Si tu es un homme de Simon Panay

L’enfance sacrifiée 

Documentaire âpre sur le destin d’un jeune garçon condamné à creuser les entrailles de la terre pour dénicher des miettes d’or, Si tu es un homme de Simon Panay nous confronte autant à la cruauté de ce monde qu’à la terrible innocence de ceux qui se savent abandonnés par leurs aînés.

Dès l’ouverture du film, nous sommes au plus près d’Opio, jeune garçon au regard tristement farouche. Il est le fil rouge de ce documentaire précis et sans concession sur les réalités des orpailleurs. Sauf qu’ici, nous sommes non pas avec des adultes, mais avec de tout jeunes garçons, parfois âgés d’une dizaine d’années, contraints de creuser la terre à la recherche de pathétiques miettes d’or.

Pathétiques, car l’écart est d’une funeste réalité entre la promesse de jours meilleurs et la réalité la plus obtuse.

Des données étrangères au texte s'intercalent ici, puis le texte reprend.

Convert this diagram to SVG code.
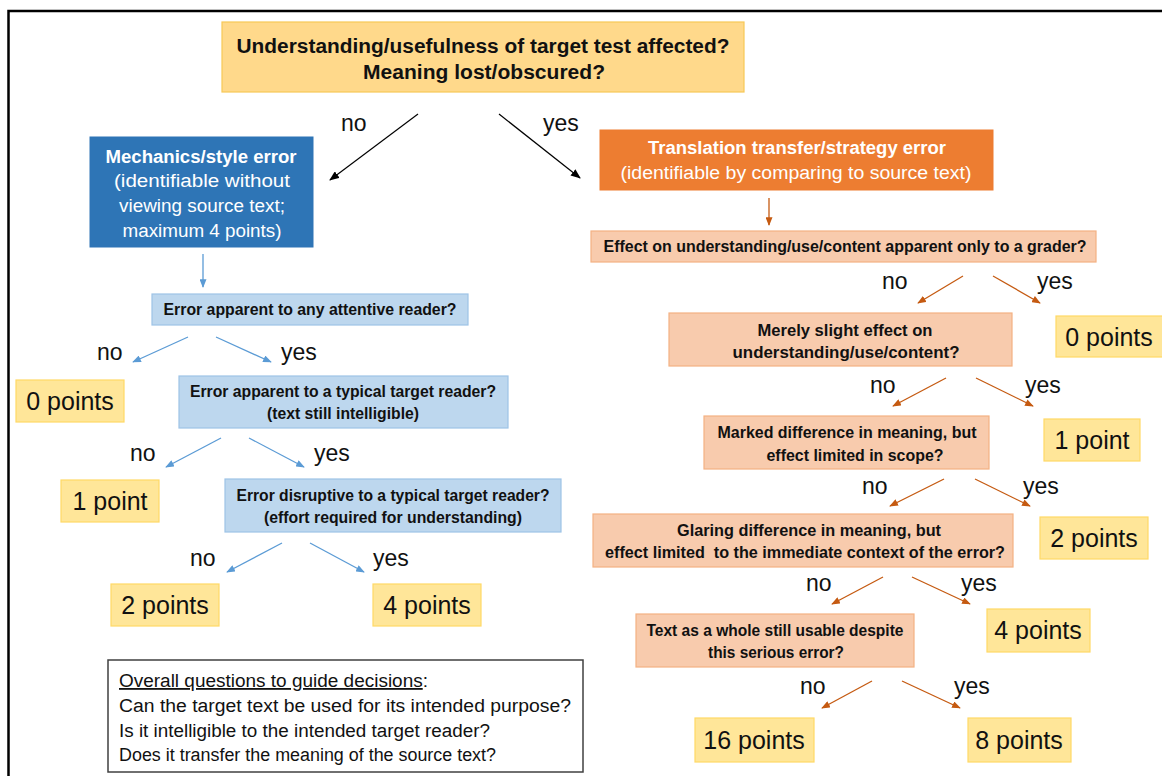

Le réel ne cesse de se rappeler à chaque instant pour tous. Pour nous spectateurs, pris dans l’intrigue et la si naïve et désespérante espérance – va-t-il réussir à réunir l’argent nécessaire pour son inscription à l’école ? -, mais surtout pour ce jeune garçon. En effet, malgré son obstination, il ne peut que constater l’échec de ses tentatives pour s’affranchir de l’enfer.

Si tu es un homme de Simon Patay. Copyright JHR Films.

Lorsque nous découvrons la réalité dans laquelle vit Opio, il n’a pas encore franchi le pas de descendre dans la mine, à plus de deux cent cinquante mètres de profondeur. La norme est celle d’une société où la majorité des enfants travaillent pour survivre, que ce soit au Burkina Faso dans la mine d’or de Perkoa pour le jeune garçon et ses camarades, ou comme dans de trop nombreux pays de par le monde. Opio est au sortir de l’enfance, pas encore adolescent et certainement pas un adulte. Or, tout son entourage, à commencer par son père, le traite comme une personne capable de prendre de graves décisions.

Les pères ont, de tout temps, sacrifié leurs enfants. Des mythes grecs aux pires réalités contemporaines de la domination, l’enfant paye de sa vie cette puissance sacrificielle. L’enfance meurtrie et abandonnée ne relève ni d’une culture ou d’un territoire spécifique, elle est l’expression la plus dénudée de la violence à l’œuvre au cœur de la vie.

Sommé par son père de trouver l’argent par lui-même afin d’être admis dans l’école de soudure, l’équivalent de cinquante-trois euros, Opio ne peut échapper à son destin. Casser les cailloux comme il le fait depuis longtemps ne suffit plus. Il doit franchir le pas. C’est alors que nous suivons, effarés, sa lente descente dans les limbes de la terre, où, agrippé à la corde, il ne sait que chanter pour tenter de conjurer sa légitime terreur. C’est toute la tragique beauté de ce film qui, par éclats, se mesure à l’impensable et l’irréconciliable.